Historic building in Maryland, USA

The Alex. Brown & Sons building is a historic structure located at 135 East Baltimore Street in Baltimore, Maryland. During the 20th century it served as the corporate headquarters for the banking firm Alex. Brown & Sons, the oldest in the United States when it was purchased by Bankers Trust in 1997. The two-story building, completed in 1901 and designed by the partnership of J. Harleston Parker and Douglas H. Thomas. Jr., survived the 1904 Baltimore fire. The building was modified on the Calvert Street side and in the interior by the firm Beecher, Friz, and Gregg in 1905.

The building was sold to Chevy Chase Bank in 1997. A plaque on the side of the building states:

A thorough historical renovation of the building was completed in 1996 when it was reopened as a traditional retail bank branch. The beautiful stained glass dome, probably the work of Baltimore artist Gustave Baumstark (who studied under both Louis C. Tiffany and John LaFarge) was cleaned and refurbished.
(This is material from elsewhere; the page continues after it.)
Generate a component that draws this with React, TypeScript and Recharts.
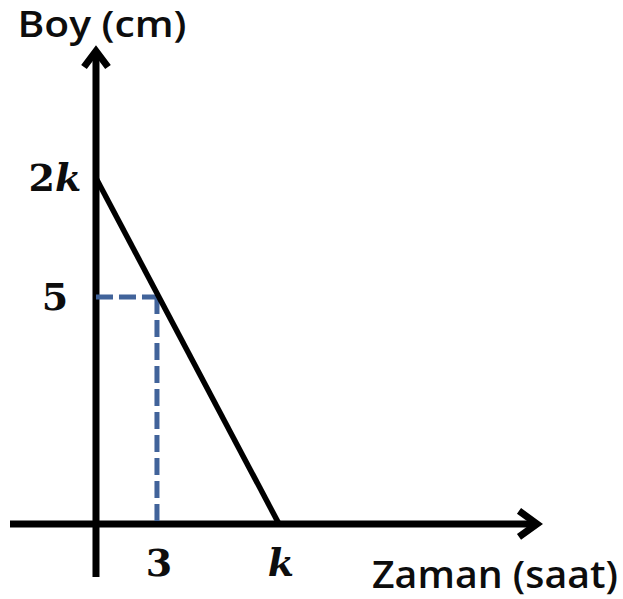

The marble columns and the plaster moldings of the great banking hall were restored to their original designs. During the renovation the original teller line was reconstructed. Even such details as the design and placement of the freestanding furniture now in existence in the bank branch were designed to mimic the original furniture.

The Alex. Brown & Sons Building was listed on the National Register of Historic Places in 1982.

It was reported in May 2021 that the building had been leased for the set of the Disney-FX film pilot The Spook Who Sat by the Door, based on the novel of the same name.